And that requires a long process. And it's also a path dependent process where you build off of the capital that already exists and the means of production that already exists. And then saying that, well, we need individual property. Well, you also need to explain where this property comes from, where the means of production comes from, and how it is generated. And that's what I meant by halfway, because just saying that, okay, stop it right now and just divide it, and then we'll continue.
[Speaker 2]
Oh, okay. I'm actually not talking about dividing. I'm not talking about, you know, dividing, right? I'm talking about... that people have, or not that they do have, but we need to return to a situation in which people have the means of production that they need to make a living for themselves. So that they don't have to go selling themselves to somebody and being under that somebody's control or else starve.
Okay. But I mean the same thing by means of production that you mean. And yes, most means of production are themselves produced. So, But, you know, that passage from Marx that I read at the end of my opening remarks where he says the expropriators are expropriated and we're gonna have a return to individual property, he said it's not a return to individual private property. That was his view.
It's not gonna be a return to individual private property, but it's gonna be based on the land held in common and, you know, common... ownership and control of the means of production, but the point is individuals will own and control this, you know, the vast majority of people. you know who are cut off from that right now separated from any means of production of their own any ability to gain a livelihood on their own that will no longer be the case that that was what he was I think arguing there.
[Speaker 3]
Okay but how do you define that because that's what I'm struggling with what is a livelihood is it just survival or is it survival with an iPhone or where do you draw the line what exactly is individual property? because you can't go back to it unless you know that. I mean, survival could mean just a bare minimum of calories and nothing more, right? But you could also have a very productive society where we have buses and cars and iPhones and whatever.

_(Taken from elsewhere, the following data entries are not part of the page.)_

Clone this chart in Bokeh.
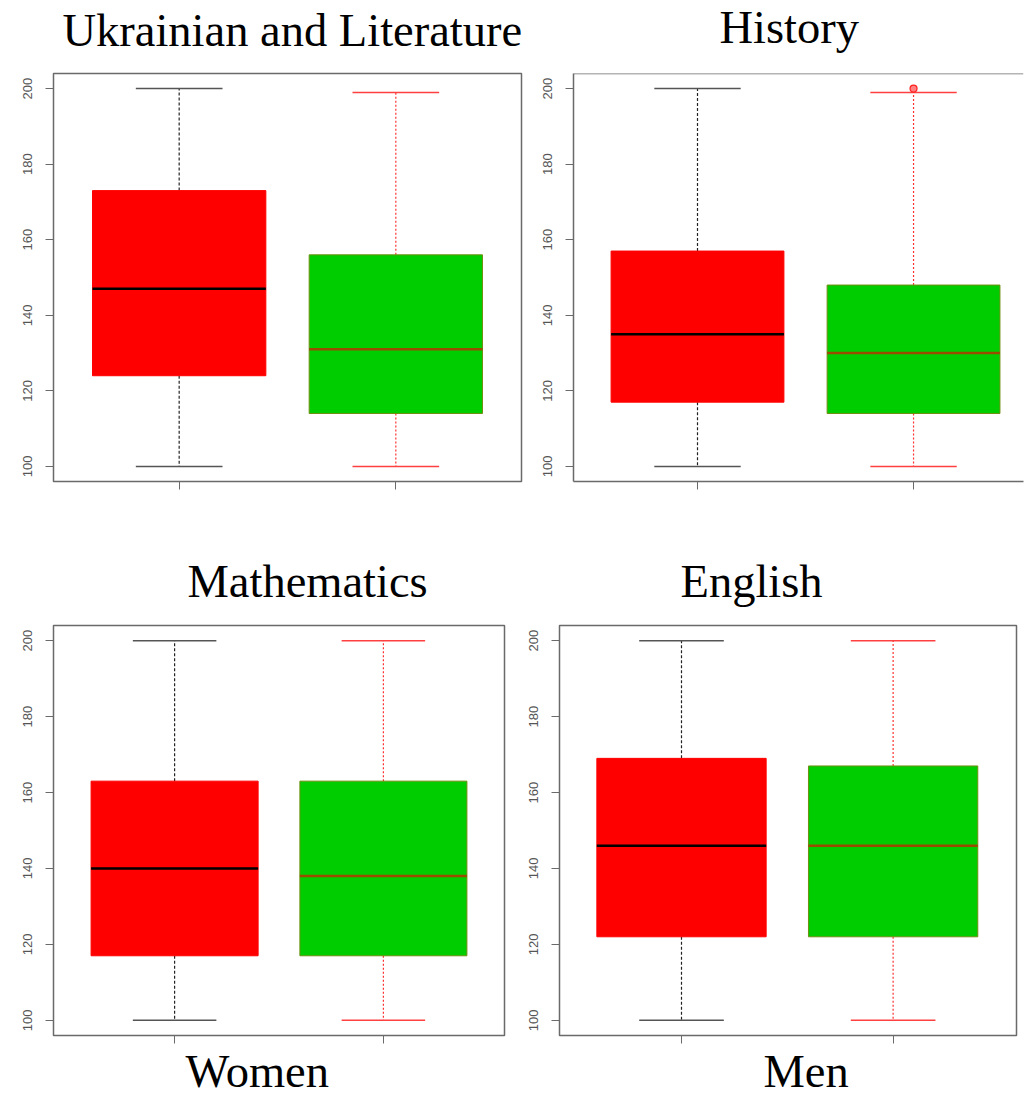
from bokeh.plotting import figure
from bokeh.layouts import column, row
from bokeh.models import Range1d, FixedTicker, Span
from bokeh.core.properties import value
from bokeh.embed import file_html
from bokeh.resources import INLINE

# ---------------- data ----------------
subjects = ["Ukrainian and Literature", "History", "Mathematics", "English"]
groups = ["Women", "Men"]

women_low = [100, 100, 100, 100]
women_q1 = [124, 117, 117, 122]
women_median = [147, 135, 140, 146]
women_q3 = [173, 157, 163, 169]
women_high = [200, 200, 200, 200]

men_low = [100, 100, 100, 100]
men_q1 = [114, 114, 117, 122]
men_median = [131, 130, 138, 146]
men_q3 = [156, 148, 163, 167]
men_high = [199, 199, 200, 200]
men_outliers = [[], [200], [], []]

y_ticks = [100, 120, 140, 160, 180, 200]

# ---------------- styles ----------------
box_fill = ["#ff0000", "#00cd00"]
box_line = ["#ff0000", "#6f8f10"]
median_color = ["#000000", "#9a4b00"]
whisker_color = ["#222222", "#ff3030"]
whisker_dash = ["3 2", "2 2"]
cap_color = ["#555555", "#ff4040"]
frame_color = "#6a6a6a"
serif = "Liberation Serif"
title_size = "46.5px"
PAGE_W = 1024

panel_layout = [
    dict(fw=468, fh=408, bl=53, br=19, bt=5, bb=59, xr=(0.42, 2.58), open_right=False),
    dict(fw=450, fh=408, bl=33, br=1, bt=5, bb=59, xr=(0.426, 2.509), open_right=True),
    dict(fw=451, fh=410, bl=53, br=22, bt=5, bb=10, xr=(0.42, 2.58), open_right=False),
    dict(fw=457, fh=410, bl=33, br=8, bt=5, bb=10, xr=(0.4235, 2.583), open_right=False),
]

# text strips: (height, [(text, left x, baseline y from strip bottom)])
strip_specs = [
    (68, [(subjects[0], 62, 38), (subjects[1], 719, 41)]),
    (80, [(subjects[2], 187, 39), (subjects[3], 680, 39)]),
    (52, [(groups[0], 185, 26), (groups[1], 763, 26)]),
]

lows = [women_low, men_low]
q1s = [women_q1, men_q1]
meds = [women_median, men_median]
q3s = [women_q3, men_q3]
highs = [women_high, men_high]


def text_strip(height, items):
    s = figure(frame_width=PAGE_W, frame_height=height, min_border=0,
               x_range=Range1d(0, PAGE_W), y_range=Range1d(0, height),
               x_axis_location=None, y_axis_location=None,
               output_backend="svg", toolbar_location=None)
    s.outline_line_color = None
    s.grid.visible = False
    s.background_fill_color = "white"
    s.border_fill_color = "white"
    s.text(x=[it[1] for it in items], y=[it[2] for it in items], text=[it[0] for it in items],
           text_font=value(serif), text_font_size=value(title_size), text_color="#000000",
           text_align="left", text_baseline="alphabetic")
    return s


figs = []
for i, subj in enumerate(subjects):
    L = panel_layout[i]
    p = figure(frame_width=L["fw"], frame_height=L["fh"],
               min_border_left=L["bl"], min_border_right=L["br"],
               min_border_top=L["bt"], min_border_bottom=L["bb"],
               x_range=Range1d(*L["xr"]), y_range=Range1d(96, 204),
               output_backend="svg", toolbar_location=None)

    p.xgrid.visible = False
    p.ygrid.visible = False
    p.background_fill_color = "white"
    p.border_fill_color = "white"

    if L["open_right"]:
        p.outline_line_color = None
        ax_line = frame_color
    else:
        p.outline_line_color = frame_color
        p.outline_line_width = 1.5
        ax_line = None

    ya = p.yaxis[0]
    ya.ticker = FixedTicker(ticks=y_ticks)
    ya.major_label_orientation = "vertical"
    ya.major_tick_out = 8
    ya.major_tick_in = 0
    ya.minor_tick_line_color = None
    ya.major_tick_line_color = frame_color
    ya.major_label_text_font = "Liberation Sans"
    ya.major_label_text_font_size = "13px"
    ya.major_label_text_color = "#555555"
    ya.major_label_standoff = 13
    ya.axis_line_color = ax_line
    ya.axis_line_width = 1.5

    xa = p.xaxis[0]
    xa.ticker = FixedTicker(ticks=[1, 2])
    xa.major_label_overrides = {1: "", 2: ""}
    xa.major_label_text_font_size = "1px"
    xa.major_label_standoff = 0
    xa.major_tick_out = 8
    xa.major_tick_in = 0
    xa.minor_tick_line_color = None
    xa.major_tick_line_color = frame_color
    xa.axis_line_color = ax_line
    xa.axis_line_width = 1.5

    if L["open_right"]:
        p.add_layout(Span(location=204, dimension="width", line_color=frame_color, line_width=1.5))

    for g in range(2):
        xg = g + 1
        # whiskers
        p.segment(x0=[xg, xg], y0=[q3s[g][i], q1s[g][i]], x1=[xg, xg], y1=[highs[g][i], lows[g][i]],
                  line_color=whisker_color[g], line_dash=whisker_dash[g], line_width=1.2)
        # caps
        p.segment(x0=[xg - 0.2, xg - 0.2], x1=[xg + 0.2, xg + 0.2],
                  y0=[highs[g][i], lows[g][i]], y1=[highs[g][i], lows[g][i]],
                  line_color=cap_color[g], line_width=1.5)
        # box
        p.vbar(x=[xg], width=0.8, bottom=[q1s[g][i]], top=[q3s[g][i]],
               fill_color=box_fill[g], line_color=box_line[g], line_width=1)
        # median
        p.segment(x0=[xg - 0.4], x1=[xg + 0.4], y0=[meds[g][i]], y1=[meds[g][i]],
                  line_color=median_color[g], line_width=2.5)

    if men_outliers[i]:
        p.scatter(x=[2] * len(men_outliers[i]), y=men_outliers[i], marker="circle", size=7,
                  line_color="#ff2020", fill_color="#ff8080", line_width=1.2)
    figs.append(p)

strips = [text_strip(h, items) for h, items in strip_specs]

layout = column(strips[0], row(figs[0], figs[1]), strips[1], row(figs[2], figs[3]), strips[2])
open("out.html", "w").write(file_html(layout, INLINE))
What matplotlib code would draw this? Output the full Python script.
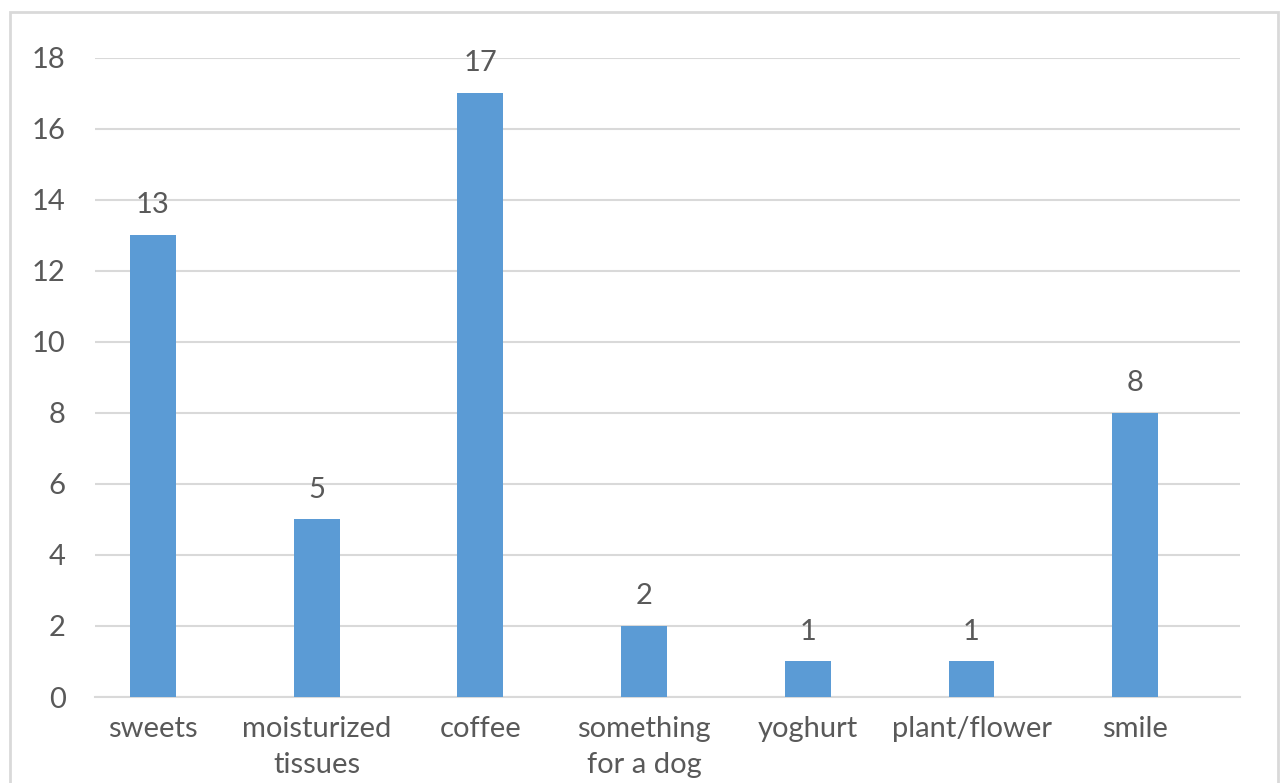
import matplotlib
matplotlib.use("Agg")
import matplotlib.pyplot as plt
from matplotlib.patches import Rectangle
import numpy as np

categories = ["sweets", "moisturized\ntissues", "coffee", "something\nfor a dog",
              "yoghurt", "plant/flower", "smile"]
counts = [13, 5, 17, 2, 1, 1, 8]
yticks = [0, 2, 4, 6, 8, 10, 12, 14, 16, 18]

plt.rcParams['font.family'] = ['Lato', 'DejaVu Sans']
text_color = "#595959"
bar_color = "#5B9BD5"
grid_color = "#D9D9D9"

fig = plt.figure(figsize=(12.81, 7.83), dpi=100)
ax = fig.add_axes([95/1281, 1-697/783, (1240-95)/1281, (697-57.5)/783])

# outer chart border like the spreadsheet chart frame
fig.patches.append(Rectangle((10/1281, -0.05), (1278-10)/1281, 1.05 - 12/783,
                             transform=fig.transFigure, fill=False,
                             edgecolor="#D9D9D9", linewidth=2, clip_on=False))

x = np.arange(len(categories))
bars = ax.bar(x, counts, width=0.28, color=bar_color, zorder=3)

for xi, v in zip(x, counts):
	ax.annotate(str(v), (xi, v), xytext=(0, 12), textcoords="offset points",
	            ha="center", va="bottom", fontsize=21, color=text_color)

ax.set_xlim(-0.354, 6.64)
ax.set_ylim(0, 18)
ax.set_yticks(yticks)
ax.set_xticks(x)
ax.set_xticklabels(categories, fontsize=21, color=text_color, linespacing=1.45)
ax.tick_params(axis="y", labelsize=21, labelcolor=text_color, length=0, pad=21)
ax.tick_params(axis="x", length=0, pad=14)
for lbl in ax.get_xticklabels():
	lbl.set_verticalalignment("top")

ax.yaxis.grid(True, color=grid_color, linewidth=1.5, zorder=0)
for s in ["top", "right", "left"]:
	ax.spines[s].set_visible(False)
ax.spines["bottom"].set_color(grid_color)
ax.spines["bottom"].set_linewidth(1.5)

fig.savefig("out.png", dpi=100)
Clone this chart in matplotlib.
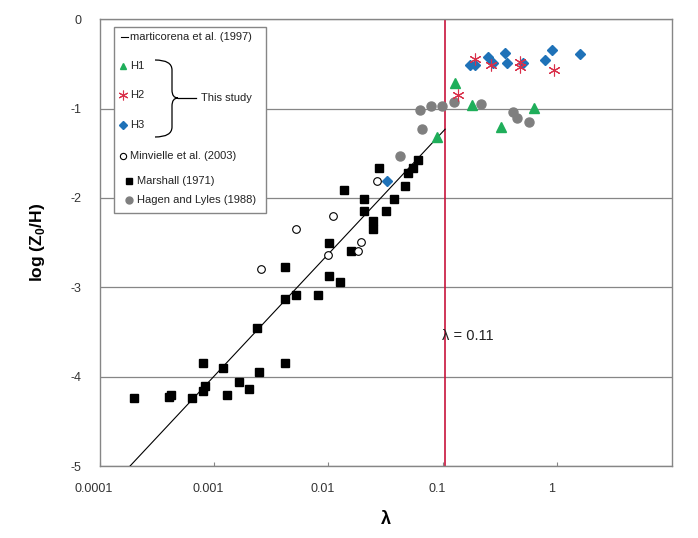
import matplotlib
matplotlib.use("Agg")
import matplotlib.pyplot as plt
from matplotlib.path import Path
from matplotlib.patches import PathPatch, Rectangle
from matplotlib.lines import Line2D
from matplotlib.transforms import ScaledTranslation

plt.rcParams['font.family'] = ['Liberation Sans', 'DejaVu Sans']
plt.rcParams['mathtext.fontset'] = 'custom'
plt.rcParams['mathtext.rm'] = 'Liberation Sans'
plt.rcParams['mathtext.bf'] = 'Liberation Sans:bold'
plt.rcParams['axes.unicode_minus'] = False

# Marshall (1971)
marshall_lam = [2.01e-4, 4.05e-4, 4.19e-4, 6.47e-4, 7.98e-4, 8.1e-4, 8.36e-4, 1.21e-3,
                1.29e-3, 1.67e-3, 2.03e-3, 2.40e-3, 2.49e-3, 4.18e-3, 4.15e-3, 5.19e-3,
                8.07e-3, 0.01265, 4.18e-3, 0.01007, 0.01007, 0.0137, 0.0157, 0.0207,
                0.0207, 0.0244, 0.0244, 0.0279, 0.0318, 0.0375, 0.0469, 0.0501,
                0.0554, 0.0612]
marshall_z = [-4.24, -4.23, -4.20, -4.24, -3.85, -4.16, -4.10, -3.90,
              -4.21, -4.06, -4.14, -3.45, -3.95, -3.13, -3.85, -3.09,
              -3.09, -2.94, -2.77, -2.50, -2.87, -1.91, -2.59, -2.01,
              -2.15, -2.26, -2.35, -1.67, -2.15, -2.01, -1.87, -1.72,
              -1.66, -1.58]

# Minvielle et al. (2003)
minv_lam = [2.58e-3, 5.22e-3, 0.0100, 0.01107, 0.0181, 0.0192, 0.0265]
minv_z = [-2.80, -2.35, -2.64, -2.20, -2.59, -2.49, -1.81]

# Hagen and Lyles (1988)
hagen_lam = [0.0424, 0.0633, 0.0663, 0.0786, 0.0986, 0.1256, 0.216, 0.409, 0.449, 0.571]
hagen_z = [-1.53, -1.01, -1.23, -0.97, -0.97, -0.93, -0.95, -1.04, -1.11, -1.15]

# This study
h1_lam = [0.0887, 0.128, 0.180, 0.321, 0.630]
h1_z = [-1.32, -0.71, -0.96, -1.21, -0.99]
h2_lam = [0.135, 0.191, 0.264, 0.474, 0.474, 0.940]
h2_z = [-0.85, -0.44, -0.51, -0.48, -0.53, -0.57]
h3_lam = [0.0328, 0.173, 0.191, 0.250, 0.277, 0.351, 0.363, 0.507, 0.784, 0.897, 1.585]
h3_z = [-1.81, -0.51, -0.51, -0.42, -0.49, -0.38, -0.49, -0.49, -0.46, -0.34, -0.39]

# marticorena et al. (1997) line
mart_lam = [1.85e-4, 0.105]
mart_z = [-5.0, -1.23]

lam_crit = 0.105

x_ticks = [1e-4, 1e-3, 1e-2, 1e-1, 1]
x_labels = ['0.0001', '0.001', '0.01', '0.1', '1']
y_ticks = [0, -1, -2, -3, -4, -5]

GREEN = '#1fae5a'
RED = '#d9304a'
BLUE = '#1f72b8'
GRAY = '#868686'

W, H = 698, 538
fig = plt.figure(figsize=(W / 100, H / 100), dpi=100)
ax = fig.add_axes([99.5 / W, 1 - 466 / H, 572 / W, 446.7 / H])

ax.set_xscale('log')
ax.set_xlim(1e-4, 10)
ax.set_ylim(-5, 0)

ax.plot(mart_lam, mart_z, color='black', lw=0.8, zorder=3)
ax.axvline(lam_crit, color='#c8143c', lw=1.2, zorder=2)

ax.plot(marshall_lam, marshall_z, 's', color='black', ms=6, zorder=4)
ax.plot(minv_lam, minv_z, 'o', mfc='white', mec='black', mew=0.8, ms=5.5, zorder=4)
ax.plot(hagen_lam, hagen_z, 'o', color='#7f7f7f', ms=6.5, zorder=4)
ax.plot(h1_lam, h1_z, '^', color=GREEN, ms=6.5, zorder=5)
ax.plot(h3_lam, h3_z, 'D', color=BLUE, ms=5.5, zorder=5)
ax.plot(h2_lam, h2_z, marker=(6, 2, 0), ls='none', color=RED, mec=RED, mew=0.8, ms=8.5, zorder=6)

t = ax.text(lam_crit, -3.55, 'λ = 0.11', fontsize=10.5, va='center', ha='left', color='#222222')
t.set_transform(t.get_transform() + ScaledTranslation(-3 / 100, 0, fig.dpi_scale_trans))

# axes styling, excel-like
for s in ax.spines.values():
    s.set_color(GRAY)
    s.set_linewidth(1)
ax.set_yticks(y_ticks)
ax.set_yticklabels([str(v) for v in y_ticks])
ax.yaxis.grid(True, color=GRAY, lw=0.9)
ax.set_axisbelow(True)
ax.tick_params(axis='y', length=0, pad=13, labelsize=9, labelcolor='#333333')
ax.xaxis.set_major_locator(matplotlib.ticker.FixedLocator(x_ticks))
ax.xaxis.set_minor_locator(matplotlib.ticker.NullLocator())
ax.set_xticklabels(x_labels)
ax.tick_params(axis='x', direction='in', length=3, color=GRAY, pad=12, labelsize=9,
               labelcolor='#333333')
shift = ScaledTranslation(-6 / 100, 0, fig.dpi_scale_trans)
for lab in ax.get_xticklabels():
    lab.set_transform(lab.get_transform() + shift)

ax.set_xlabel('λ', fontsize=13, fontweight='bold', labelpad=12)
ax.set_ylabel(r'log (Z$_\mathbf{0}$/H)', fontsize=12.5, fontweight='bold', labelpad=17)


# hand-built legend box (pixel coords of the figure)
def px(x, y):
    return x / W, 1 - y / H


x0, y0 = px(114, 213)
x1, y1 = px(266, 27)
fig.patches.append(Rectangle((x0, y0), x1 - x0, y1 - y0, transform=fig.transFigure,
                             fc='white', ec=GRAY, lw=1, zorder=10))

entries = [
    ('line', 123, 130, 36.7, 'marticorena et al. (1997)'),
    ('h1', 123, 130, 66, 'H1'),
    ('h2', 123, 130, 95, 'H2'),
    ('h3', 123, 130, 125, 'H3'),
    ('minv', 123, 130, 155.7, 'Minvielle et al. (2003)'),
    ('marsh', 129, 137, 180.7, 'Marshall (1971)'),
    ('hagen', 129, 137, 200, 'Hagen and Lyles (1988)'),
]
styles = {
    'h1': dict(marker='^', color=GREEN, ms=5),
    'h2': dict(marker=(6, 2, 0), color=RED, mec=RED, mew=0.8, ms=7),
    'h3': dict(marker='D', color=BLUE, ms=4),
    'minv': dict(marker='o', mfc='white', mec='black', mew=0.8, ms=4.5),
    'marsh': dict(marker='s', color='black', ms=4.5),
    'hagen': dict(marker='o', color='#7f7f7f', ms=5),
}
for kind, mx, tx, ty, label in entries:
    if kind == 'line':
        xa, ya = px(121, ty)
        xb, yb = px(127.5, ty)
        fig.lines.append(Line2D([xa, xb], [ya, yb], transform=fig.transFigure,
                                color='black', lw=0.8, zorder=11))
    else:
        mxf, myf = px(mx, ty)
        fig.lines.append(Line2D([mxf], [myf], transform=fig.transFigure, ls='none',
                                zorder=11, **styles[kind]))
    fx, fy = px(tx, ty)
    fig.text(fx, fy, label, fontsize=8, va='center', ha='left', color='#222222', zorder=12)

# brace grouping H1-H3
brace = [(155, 60), (172, 60), (172, 70), (172, 90), (172, 98), (178, 98),
         (172, 98), (172, 106), (172, 127), (172, 137), (155, 137)]
codes = [Path.MOVETO, Path.CURVE3, Path.CURVE3, Path.LINETO, Path.CURVE3, Path.CURVE3,
         Path.CURVE3, Path.CURVE3, Path.LINETO, Path.CURVE3, Path.CURVE3]
bpath = Path([px(x, y) for x, y in brace], codes)
fig.patches.append(PathPatch(bpath, transform=fig.transFigure, fc='none', ec='black',
                             lw=0.9, zorder=11))
xa, ya = px(178, 98)
xb, yb = px(196, 98)
fig.lines.append(Line2D([xa, xb], [ya, yb], transform=fig.transFigure, color='black',
                        lw=0.9, zorder=11))
fx, fy = px(201.5, 98)
fig.text(fx, fy, 'This study', fontsize=8, va='center', ha='left', color='#222222', zorder=12)

fig.savefig('out.png', dpi=100)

And is that more than we need then in your opinion? Or do we need that as well for a survival? I mean, what do you mean by that situation where we're satisfied, I suppose?
[Speaker 2]
Are you I'm not sure what you're asking me. Are you asking me do I favor a high technology, high productivity, growing productivity society where we have more stuff or to go back to previous agrarian low consumption time? Is that what you're asking?
[Speaker 3]
[Speaker 2]
Okay, well again, individual property does not mean private. Okay? So what does it mean fair? I'm not sure what you mean by what is fair individual property. I mean, you know, look, no... Socialists that I know of have has ever been against individual ownership and control of possessions, you know and like, you know You you control your own toothbrush and nobody else does you know and you live in your own house if you want to live in A house, you know or apartment or whatever?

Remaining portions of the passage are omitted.